Geoff Robinson this morning hosts his final Morning Report after almost four decades with Radio New Zealand. The veteran broadcaster’s exit, however, has been clouded by revelations that any retirement from the public eye may be very brief indeed, with insiders tipping an imminent announcement that he is to join the nebulous Internet Party, as its star parliamentary candidate, and very likely a potential leader.
The announcement, expected to be made by Robinson personally during this morning’s valedictory programme, will reveal the Internet Party to be a real force in this September’s election. Robinson is understood to be the secret “sitting MP” that party founder Kim Dotcom had promised.
According to one Coatesville source, the flamboyant German entrepreneur is preparing to hail the veteran broadcaster as “so much more than just a member of parliament, more than a hundred members of parliament, Geoff, you know, is an institution, a man who wakes up right there in New Zealanders’ beds.”
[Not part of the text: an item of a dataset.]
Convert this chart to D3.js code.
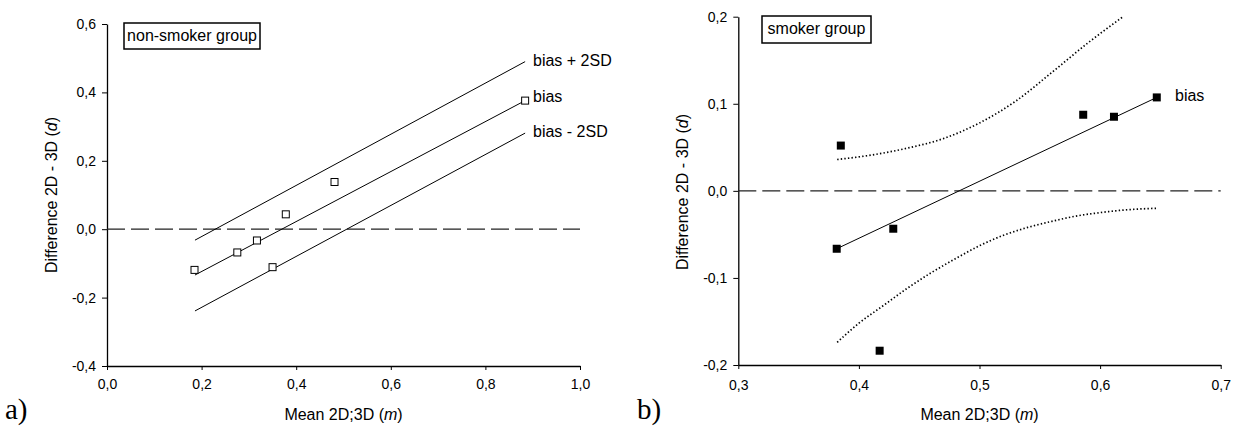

Radio New Zealand is said to be bracing for fresh criticism, having faced waves of scrutiny for having become what one commentator called a “political hothouse”. The state-funded broadcaster has produced a series of outspoken partisan figures in recent years, among them Maggie Barry, Mike Hosking, and Tamati Coffey, and faced condemnation – including from Robinson himself – for failing to keep pace with developments in social media.
Robinson is expected to stand in the Ohariu electorate, a constituency famous both for the Wilton’s Bush Reserve and its above-average take-up of broadband. Sources described the seat, currently held by United Future leader Peter Dunne, as “winnable, very winnable”.
The veteran broadcaster, a well-known champion of the power of the internet and designer of several games for iOS devices, is understood to have grown frustrated at Radio New Zealand’s sluggish progress in entering the digital age, especially in failing to embrace the potential of 3D printing.
According to sources in Wellington and Coatesville, Dotcom has been pursuing Robinson for some time, having first made contact through the messaging function on Playstation II.
Documents posted on the Whale Oil blogging website suggest that senior Internet Party strategists regard Robinson as “a leader, a mentor, an innovator and a man”. An unattributed list of the qualities of the veteran broadcaster highlights his public profile, respect, political acumen, contact book, and “he could probably lay down some mean beatbox shizzle”.
Amid rumours of dissatisfaction over restructuring at Radio New Zealand, several other personalities, including Wayne Mowat, Catriona MacLeod, and the people who host the Matinee Idle programme, have also been linked with a move to the Internet Party.
Several sources have confirmed that the multi-award-winning host Kim Hill was close to accepting an offer as the new party’s apps editor, but withdrew late in negotiations, citing, according to one staffer, “the whole too many Kims thing”.
Political insider and age-grade Poleconomy champion Matthew Hootah said the rumours had been circulating for weeks. “Sir Geoff is a well-known pinko socialist, and the veteran broadcaster’s attraction to crypto-anarchic groups is well known in certain circles,” he said. “As one window closes, another window opens, and Windows is well known in certain circles as an operating system on computers.”
Confronted with the allegation by the Listener shortly after 9pm last night, Robinson’s gentlemanly mask suddenly and unexpectedly slipped. “I’m terribly sorry, but it’s well past my bedtime,” the veteran broadcaster raged, before falling into a deep sleep.
Morning Report co-host Simon Mercep said he had “frankly no idea” about the rumours. But, he added, “I’d be the last to know. No one ever tells me anything.”